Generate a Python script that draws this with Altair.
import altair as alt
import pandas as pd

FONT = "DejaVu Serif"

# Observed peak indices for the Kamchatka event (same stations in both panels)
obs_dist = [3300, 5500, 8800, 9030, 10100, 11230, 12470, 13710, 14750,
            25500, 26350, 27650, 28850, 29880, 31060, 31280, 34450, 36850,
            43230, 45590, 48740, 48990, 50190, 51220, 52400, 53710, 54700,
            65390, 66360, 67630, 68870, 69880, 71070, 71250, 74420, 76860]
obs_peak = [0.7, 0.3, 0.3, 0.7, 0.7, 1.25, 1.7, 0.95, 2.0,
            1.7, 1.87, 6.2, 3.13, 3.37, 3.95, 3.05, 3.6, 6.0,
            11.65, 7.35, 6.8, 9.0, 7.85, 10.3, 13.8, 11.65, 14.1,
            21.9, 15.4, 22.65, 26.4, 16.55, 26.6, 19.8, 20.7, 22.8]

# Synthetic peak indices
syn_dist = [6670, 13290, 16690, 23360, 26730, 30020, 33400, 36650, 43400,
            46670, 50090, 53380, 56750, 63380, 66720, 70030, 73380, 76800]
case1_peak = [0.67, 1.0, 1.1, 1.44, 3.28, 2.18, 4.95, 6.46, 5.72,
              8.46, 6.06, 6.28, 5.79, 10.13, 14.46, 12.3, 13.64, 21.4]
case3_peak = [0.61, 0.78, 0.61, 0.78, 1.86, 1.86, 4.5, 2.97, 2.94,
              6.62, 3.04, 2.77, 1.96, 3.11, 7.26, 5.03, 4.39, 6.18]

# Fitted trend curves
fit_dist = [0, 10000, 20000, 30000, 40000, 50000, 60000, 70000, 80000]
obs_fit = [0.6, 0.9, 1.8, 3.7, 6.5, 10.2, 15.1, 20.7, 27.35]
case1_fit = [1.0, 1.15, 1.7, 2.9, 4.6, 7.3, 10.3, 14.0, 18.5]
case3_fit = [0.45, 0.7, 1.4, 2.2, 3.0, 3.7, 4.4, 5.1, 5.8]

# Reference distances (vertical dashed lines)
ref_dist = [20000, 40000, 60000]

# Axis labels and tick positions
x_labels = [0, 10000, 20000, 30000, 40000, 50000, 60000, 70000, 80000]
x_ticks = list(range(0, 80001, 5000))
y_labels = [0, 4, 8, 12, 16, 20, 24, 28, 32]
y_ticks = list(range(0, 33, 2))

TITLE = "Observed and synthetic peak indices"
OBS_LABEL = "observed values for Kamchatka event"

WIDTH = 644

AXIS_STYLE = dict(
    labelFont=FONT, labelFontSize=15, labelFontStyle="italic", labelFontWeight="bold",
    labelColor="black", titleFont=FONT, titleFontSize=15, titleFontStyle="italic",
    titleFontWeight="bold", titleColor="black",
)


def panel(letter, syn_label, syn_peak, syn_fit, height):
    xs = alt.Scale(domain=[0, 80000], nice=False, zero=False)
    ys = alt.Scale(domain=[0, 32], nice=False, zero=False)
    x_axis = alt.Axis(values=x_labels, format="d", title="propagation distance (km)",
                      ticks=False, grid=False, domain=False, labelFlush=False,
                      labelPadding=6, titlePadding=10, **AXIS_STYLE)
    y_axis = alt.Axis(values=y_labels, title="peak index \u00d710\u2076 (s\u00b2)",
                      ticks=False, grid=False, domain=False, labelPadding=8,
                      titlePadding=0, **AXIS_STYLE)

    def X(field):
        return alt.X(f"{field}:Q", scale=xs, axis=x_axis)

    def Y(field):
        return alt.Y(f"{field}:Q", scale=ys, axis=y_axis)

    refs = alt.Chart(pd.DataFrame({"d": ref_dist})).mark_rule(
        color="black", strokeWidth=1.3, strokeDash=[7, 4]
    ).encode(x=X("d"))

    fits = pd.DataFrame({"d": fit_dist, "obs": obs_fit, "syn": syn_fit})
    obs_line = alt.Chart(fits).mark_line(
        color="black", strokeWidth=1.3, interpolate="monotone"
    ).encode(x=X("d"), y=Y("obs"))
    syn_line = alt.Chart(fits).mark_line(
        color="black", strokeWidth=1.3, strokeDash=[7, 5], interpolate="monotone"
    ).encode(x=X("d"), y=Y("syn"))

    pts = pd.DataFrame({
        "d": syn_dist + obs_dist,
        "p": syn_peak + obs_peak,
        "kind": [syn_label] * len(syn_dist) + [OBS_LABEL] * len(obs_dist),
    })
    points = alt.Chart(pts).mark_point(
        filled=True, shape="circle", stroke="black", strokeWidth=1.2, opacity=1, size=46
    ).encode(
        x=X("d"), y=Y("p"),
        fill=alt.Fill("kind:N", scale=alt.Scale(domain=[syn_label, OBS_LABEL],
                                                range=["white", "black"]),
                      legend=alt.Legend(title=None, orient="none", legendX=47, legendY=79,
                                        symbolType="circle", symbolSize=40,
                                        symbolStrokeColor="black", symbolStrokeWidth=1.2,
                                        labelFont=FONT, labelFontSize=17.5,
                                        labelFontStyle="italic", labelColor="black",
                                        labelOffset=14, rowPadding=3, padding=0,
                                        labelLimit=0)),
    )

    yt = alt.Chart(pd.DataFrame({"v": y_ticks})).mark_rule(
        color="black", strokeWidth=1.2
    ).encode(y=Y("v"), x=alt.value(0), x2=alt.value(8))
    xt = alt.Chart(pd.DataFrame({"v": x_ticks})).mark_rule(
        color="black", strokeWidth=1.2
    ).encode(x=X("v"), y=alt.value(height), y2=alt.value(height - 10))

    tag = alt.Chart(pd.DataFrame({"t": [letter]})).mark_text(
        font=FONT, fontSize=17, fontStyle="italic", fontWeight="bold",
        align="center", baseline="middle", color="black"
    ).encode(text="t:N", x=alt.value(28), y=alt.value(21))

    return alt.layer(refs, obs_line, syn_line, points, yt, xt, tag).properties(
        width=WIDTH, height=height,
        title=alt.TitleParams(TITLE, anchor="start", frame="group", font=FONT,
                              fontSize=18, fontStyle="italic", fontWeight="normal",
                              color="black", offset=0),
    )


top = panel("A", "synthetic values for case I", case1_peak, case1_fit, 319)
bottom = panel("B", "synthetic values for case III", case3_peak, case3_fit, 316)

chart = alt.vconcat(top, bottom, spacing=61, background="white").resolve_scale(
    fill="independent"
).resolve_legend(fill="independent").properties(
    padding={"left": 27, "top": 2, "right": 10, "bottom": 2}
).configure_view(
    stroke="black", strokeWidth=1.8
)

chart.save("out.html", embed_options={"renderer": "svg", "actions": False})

> SET EXERCISE:
Write out the material exactly as given.

> THE ANSWER:
Generate a Python script that draws this with Altair.
import altair as alt
import pandas as pd

FONT = "DejaVu Serif"

# Observed peak indices for the Kamchatka event (same stations in both panels)
obs_dist = [3300, 5500, 8800, 9030, 10100, 11230, 12470, 13710, 14750,
            25500, 26350, 27650, 28850, 29880, 31060, 31280, 34450, 36850,
            43230, 45590, 48740, 48990, 50190, 51220, 52400, 53710, 54700,
            65390, 66360, 67630, 68870, 69880, 71070, 71250, 74420, 76860]
obs_peak = [0.7, 0.3, 0.3, 0.7, 0.7, 1.25, 1.7, 0.95, 2.0,
            1.7, 1.87, 6.2, 3.13, 3.37, 3.95, 3.05, 3.6, 6.0,
            11.65, 7.35, 6.8, 9.0, 7.85, 10.3, 13.8, 11.65, 14.1,
            21.9, 15.4, 22.65, 26.4, 16.55, 26.6, 19.8, 20.7, 22.8]

# Synthetic peak indices
syn_dist = [6670, 13290, 16690, 23360, 26730, 30020, 33400, 36650, 43400,
            46670, 50090, 53380, 56750, 63380, 66720, 70030, 73380, 76800]
case1_peak = [0.67, 1.0, 1.1, 1.44, 3.28, 2.18, 4.95, 6.46, 5.72,
              8.46, 6.06, 6.28, 5.79, 10.13, 14.46, 12.3, 13.64, 21.4]
case3_peak = [0.61, 0.78, 0.61, 0.78, 1.86, 1.86, 4.5, 2.97, 2.94,
              6.62, 3.04, 2.77, 1.96, 3.11, 7.26, 5.03, 4.39, 6.18]

# Fitted trend curves
fit_dist = [0, 10000, 20000, 30000, 40000, 50000, 60000, 70000, 80000]
obs_fit = [0.6, 0.9, 1.8, 3.7, 6.5, 10.2, 15.1, 20.7, 27.35]
case1_fit = [1.0, 1.15, 1.7, 2.9, 4.6, 7.3, 10.3, 14.0, 18.5]
case3_fit = [0.45, 0.7, 1.4, 2.2, 3.0, 3.7, 4.4, 5.1, 5.8]

# Reference distances (vertical dashed lines)
ref_dist = [20000, 40000, 60000]

# Axis labels and tick positions
x_labels = [0, 10000, 20000, 30000, 40000, 50000, 60000, 70000, 80000]
x_ticks = list(range(0, 80001, 5000))
y_labels = [0, 4, 8, 12, 16, 20, 24, 28, 32]
y_ticks = list(range(0, 33, 2))

TITLE = "Observed and synthetic peak indices"
OBS_LABEL = "observed values for Kamchatka event"

WIDTH = 644

AXIS_STYLE = dict(
    labelFont=FONT, labelFontSize=15, labelFontStyle="italic", labelFontWeight="bold",
    labelColor="black", titleFont=FONT, titleFontSize=15, titleFontStyle="italic",
    titleFontWeight="bold", titleColor="black",
)


def panel(letter, syn_label, syn_peak, syn_fit, height):
    xs = alt.Scale(domain=[0, 80000], nice=False, zero=False)
    ys = alt.Scale(domain=[0, 32], nice=False, zero=False)
    x_axis = alt.Axis(values=x_labels, format="d", title="propagation distance (km)",
                      ticks=False, grid=False, domain=False, labelFlush=False,
                      labelPadding=6, titlePadding=10, **AXIS_STYLE)
    y_axis = alt.Axis(values=y_labels, title="peak index \u00d710\u2076 (s\u00b2)",
                      ticks=False, grid=False, domain=False, labelPadding=8,
                      titlePadding=0, **AXIS_STYLE)

    def X(field):
        return alt.X(f"{field}:Q", scale=xs, axis=x_axis)

    def Y(field):
        return alt.Y(f"{field}:Q", scale=ys, axis=y_axis)

    refs = alt.Chart(pd.DataFrame({"d": ref_dist})).mark_rule(
        color="black", strokeWidth=1.3, strokeDash=[7, 4]
    ).encode(x=X("d"))

    fits = pd.DataFrame({"d": fit_dist, "obs": obs_fit, "syn": syn_fit})
    obs_line = alt.Chart(fits).mark_line(
        color="black", strokeWidth=1.3, interpolate="monotone"
    ).encode(x=X("d"), y=Y("obs"))
    syn_line = alt.Chart(fits).mark_line(
        color="black", strokeWidth=1.3, strokeDash=[7, 5], interpolate="monotone"
    ).encode(x=X("d"), y=Y("syn"))

    pts = pd.DataFrame({
        "d": syn_dist + obs_dist,
        "p": syn_peak + obs_peak,
        "kind": [syn_label] * len(syn_dist) + [OBS_LABEL] * len(obs_dist),
    })
    points = alt.Chart(pts).mark_point(
        filled=True, shape="circle", stroke="black", strokeWidth=1.2, opacity=1, size=46
    ).encode(
        x=X("d"), y=Y("p"),
        fill=alt.Fill("kind:N", scale=alt.Scale(domain=[syn_label, OBS_LABEL],
                                                range=["white", "black"]),
                      legend=alt.Legend(title=None, orient="none", legendX=47, legendY=79,
                                        symbolType="circle", symbolSize=40,
                                        symbolStrokeColor="black", symbolStrokeWidth=1.2,
                                        labelFont=FONT, labelFontSize=17.5,
                                        labelFontStyle="italic", labelColor="black",
                                        labelOffset=14, rowPadding=3, padding=0,
                                        labelLimit=0)),
    )

    yt = alt.Chart(pd.DataFrame({"v": y_ticks})).mark_rule(
        color="black", strokeWidth=1.2
    ).encode(y=Y("v"), x=alt.value(0), x2=alt.value(8))
    xt = alt.Chart(pd.DataFrame({"v": x_ticks})).mark_rule(
        color="black", strokeWidth=1.2
    ).encode(x=X("v"), y=alt.value(height), y2=alt.value(height - 10))

    tag = alt.Chart(pd.DataFrame({"t": [letter]})).mark_text(
        font=FONT, fontSize=17, fontStyle="italic", fontWeight="bold",
        align="center", baseline="middle", color="black"
    ).encode(text="t:N", x=alt.value(28), y=alt.value(21))

    return alt.layer(refs, obs_line, syn_line, points, yt, xt, tag).properties(
        width=WIDTH, height=height,
        title=alt.TitleParams(TITLE, anchor="start", frame="group", font=FONT,
                              fontSize=18, fontStyle="italic", fontWeight="normal",
                              color="black", offset=0),
    )


top = panel("A", "synthetic values for case I", case1_peak, case1_fit, 319)
bottom = panel("B", "synthetic values for case III", case3_peak, case3_fit, 316)

chart = alt.vconcat(top, bottom, spacing=61, background="white").resolve_scale(
    fill="independent"
).resolve_legend(fill="independent").properties(
    padding={"left": 27, "top": 2, "right": 10, "bottom": 2}
).configure_view(
    stroke="black", strokeWidth=1.8
)

chart.save("out.html", embed_options={"renderer": "svg", "actions": False})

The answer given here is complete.